Jusqu'où peut-on aller par amour ? pour ressentir encore la pulsation fiévreuse de la vie et de l'espoir ? C'est ce qui est à découvrir dans le dernier tiers de ce récit qui est aussi un magnifique roman d'amour.
❝L'Amour pardonne tout, il croit tout, il espère tout, il supporte tout. L'Amour ne meurt jamais.❞
Fuir l'Eden n'est pas qu'un livre sur les tourments sociaux qui prennent les gens en étau entre terreur et banalité.
Fuir l'Eden est un roman d'apprentissage dont la construction astucieuse repose sur des retours arrière qui rembobinent les années, remontent à des événements lointains, s'y arrêtent pour semer les éléments manquants et nous mettre sur la voie de la révélation qui se fait dans les dernières pages.
La voix d'Adam, à l'exception du chapitre 21 confié à sa soeur, porte magistralement ce récit traversé par un grand cri de vie, entre la colère, la souffrance et l'espoir têtu qui survit malgré les larmes, malgré la rage, grâce au courage et la détermination immenses. Cette voix est l'incarnation même de la ❝sensibilité fine❞ que
Le Corbusier aperçoit sous la rudesse du béton. Sa justesse et sa dignité nous gardent, et c'est tant mieux, de moments trop larmoyants — c'eut été facile de verser dans l'apitoiement ou le misérabilisme avec un tel sujet.

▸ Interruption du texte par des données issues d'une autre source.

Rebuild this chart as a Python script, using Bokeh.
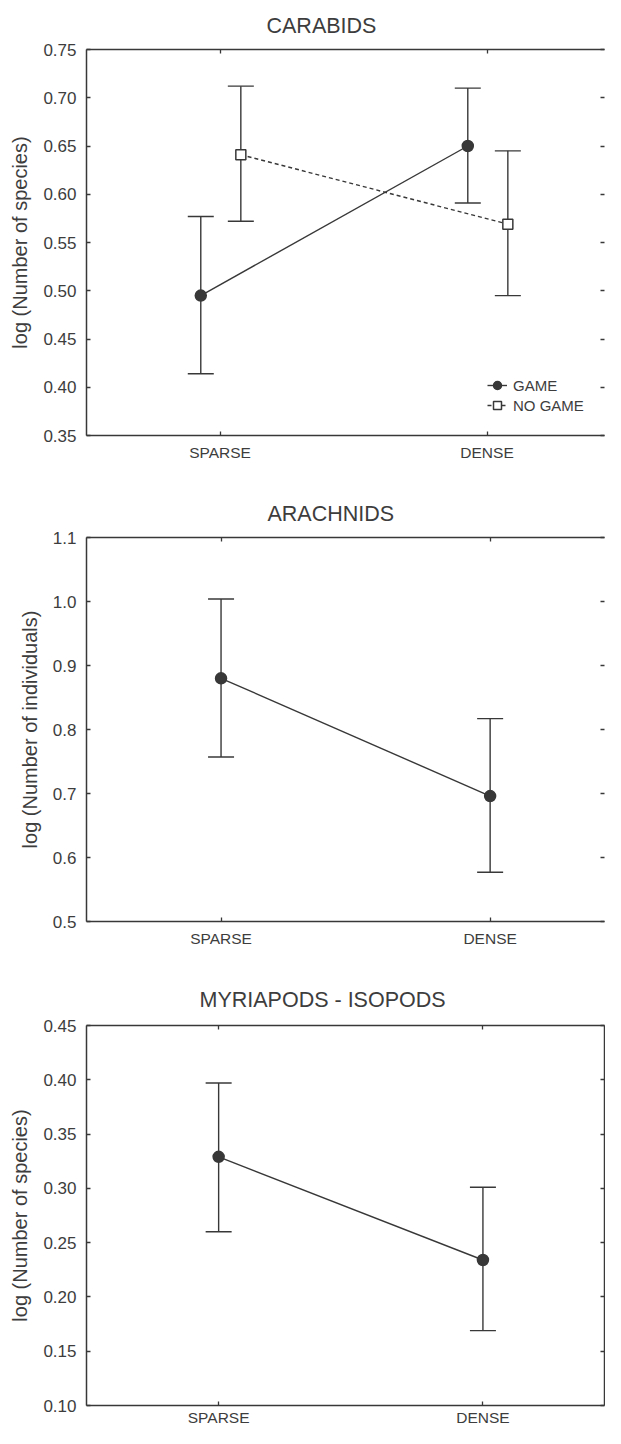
from bokeh.plotting import figure
from bokeh.layouts import column
from bokeh.models import (ColumnDataSource, Whisker, TeeHead, LinearAxis, FixedTicker,
                          NumeralTickFormatter, Range1d, Legend, LegendItem)
from bokeh.embed import file_html
from bokeh.resources import INLINE

# ---------------- data ----------------
categories = ["SPARSE", "DENSE"]

carabids_game_mean = [0.495, 0.650]
carabids_game_upper = [0.577, 0.710]
carabids_game_lower = [0.414, 0.591]
carabids_nogame_mean = [0.641, 0.569]
carabids_nogame_upper = [0.712, 0.645]
carabids_nogame_lower = [0.572, 0.495]

arachnids_mean = [0.880, 0.696]
arachnids_upper = [1.004, 0.817]
arachnids_lower = [0.757, 0.577]

myriapods_mean = [0.329, 0.234]
myriapods_upper = [0.397, 0.301]
myriapods_lower = [0.260, 0.169]

carabids_yticks = [0.35, 0.40, 0.45, 0.50, 0.55, 0.60, 0.65, 0.70, 0.75]
arachnids_yticks = [0.5, 0.6, 0.7, 0.8, 0.9, 1.0, 1.1]
myriapods_yticks = [0.10, 0.15, 0.20, 0.25, 0.30, 0.35, 0.40, 0.45]

# ---------------- style ----------------
FONT = "Liberation Sans"
INK = "#383838"
TXT = "#3d3d3d"
W = 605
xticks = [i + 1 for i in range(len(categories))]


def make_fig(title, ylabel, yr, yticks, yfmt, x_end, height, left, right, top, bottom,
             title_offset, title_standoff, right_line, xstandoff):
    p = figure(width=W, height=height, x_range=Range1d(0.5, x_end), y_range=Range1d(*yr),
               output_backend="svg", toolbar_location=None,
               x_axis_location=None, y_axis_location=None,
               min_border_left=left, min_border_right=right,
               min_border_top=top, min_border_bottom=bottom)
    p.outline_line_color = None
    p.xgrid.visible = False
    p.ygrid.visible = False
    p.background_fill_color = "white"
    p.border_fill_color = "white"

    p.title.text = title
    p.title.align = "left"
    p.title.offset = title_offset
    p.title.standoff = title_standoff
    p.title.text_font = FONT
    p.title.text_font_size = "21.5px"
    p.title.text_font_style = "normal"
    p.title.text_color = TXT

    common = dict(axis_line_color=INK, axis_line_width=1.5,
                  major_tick_line_color=INK, major_tick_line_width=1.3,
                  major_tick_in=4, major_tick_out=0,
                  minor_tick_in=0, minor_tick_out=0, minor_tick_line_color=None)

    bottom_ax = LinearAxis(ticker=FixedTicker(ticks=xticks),
                           major_label_overrides={t: c for t, c in zip(xticks, categories)},
                           major_label_text_font=FONT, major_label_text_font_size="15.5px",
                           major_label_text_color=TXT, major_label_standoff=xstandoff, **common)
    left_ax = LinearAxis(ticker=FixedTicker(ticks=yticks),
                         formatter=NumeralTickFormatter(format=yfmt),
                         axis_label=ylabel, axis_label_text_font=FONT,
                         axis_label_text_font_size="20px", axis_label_text_font_style="normal",
                         axis_label_text_color=TXT, axis_label_standoff=9,
                         major_label_text_font=FONT, major_label_text_font_size="17px",
                         major_label_text_color=TXT, major_label_standoff=10, **common)
    # frame box: top and right axes carry only inward ticks, no labels
    top_ax = LinearAxis(ticker=FixedTicker(ticks=xticks), major_label_text_color=None,
                        major_label_standoff=0, **common)
    rc = dict(common)
    if not right_line:
        rc["axis_line_color"] = None
    right_ax = LinearAxis(ticker=FixedTicker(ticks=yticks), major_label_text_color=None,
                          major_label_standoff=0, **rc)
    p.add_layout(bottom_ax, "below")
    p.add_layout(left_ax, "left")
    p.add_layout(top_ax, "above")
    p.add_layout(right_ax, "right")
    return p


def add_series(p, mean, upper, lower, offset, marker, fill, dash, size):
    src = ColumnDataSource(dict(x=[t + offset for t in xticks], mean=mean,
                                upper=upper, lower=lower))
    w = Whisker(base="x", upper="upper", lower="lower", source=src,
                line_color=INK, line_width=1.4,
                upper_head=TeeHead(size=26, line_color=INK, line_width=1.4),
                lower_head=TeeHead(size=26, line_color=INK, line_width=1.4))
    p.add_layout(w)
    lr = p.line("x", "mean", source=src, line_color=INK, line_width=1.4, line_dash=dash)
    sr = p.scatter("x", "mean", source=src, marker=marker, size=size,
                   fill_color=fill, line_color=INK, line_width=1.5)
    return lr, sr


# ---------------- CARABIDS ----------------
p1 = make_fig("CARABIDS", "log (Number of species)", (0.35, 0.75), carabids_yticks, "0.00",
              2.44, 478, 86, 0, 48, 43, 180, 22.6, False, 8)
g_l, g_s = add_series(p1, carabids_game_mean, carabids_game_upper, carabids_game_lower,
                      -0.072, "circle", INK, "solid", 11)
n_l, n_s = add_series(p1, carabids_nogame_mean, carabids_nogame_upper, carabids_nogame_lower,
                      0.078, "square", "white", "4 3", 10)
legend = Legend(items=[LegendItem(label="GAME", renderers=[g_l, g_s]),
                       LegendItem(label="NO GAME", renderers=[n_l, n_s])],
                location=(401, 20), orientation="vertical",
                glyph_width=20, glyph_height=20, label_height=20, label_standoff=6,
                padding=0, spacing=0, margin=0,
                border_line_color=None, background_fill_alpha=0,
                label_text_font=FONT, label_text_font_size="15px", label_text_color=TXT)
p1.add_layout(legend)

# ---------------- ARACHNIDS ----------------
p2 = make_fig("ARACHNIDS", "log (Number of individuals)", (0.5, 1.1), arachnids_yticks, "0.0",
              2.425, 492, 84, 0, 59, 49, 181, 24, False, 8)
add_series(p2, arachnids_mean, arachnids_upper, arachnids_lower, 0.0, "circle", INK, "solid", 11)

# ---------------- MYRIAPODS - ISOPODS ----------------
p3 = make_fig("MYRIAPODS - ISOPODS", "log (Number of species)", (0.10, 0.45), myriapods_yticks,
              "0.00", 2.46, 458, 84, 1, 55, 20, 113, 27.6, True, 3)
add_series(p3, myriapods_mean, myriapods_upper, myriapods_lower, 0.0, "circle", INK, "solid", 11)

layout = column(p1, p2, p3, spacing=0)
open("out.html", "w").write(file_html(layout, INLINE))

Fuir l'Eden a la brutalité sans fard du quotidien et d'un réel qui n'épargnent rien. Et Adam, tiraillé entre espoir et angoisse, en équilibre entre enthousiasmes et doutes, est la présence incandescente de ce roman très réussi qui refuse le caractère implacable des jours, qui unit la grâce à la dureté, la violence du monde à l'espoir des rencontres de hasard et, jusqu'au bout, on se demande s'il pourra être sauvé, car
Fuir l'Eden est aussi, et peut-être avant tout, un roman de survie.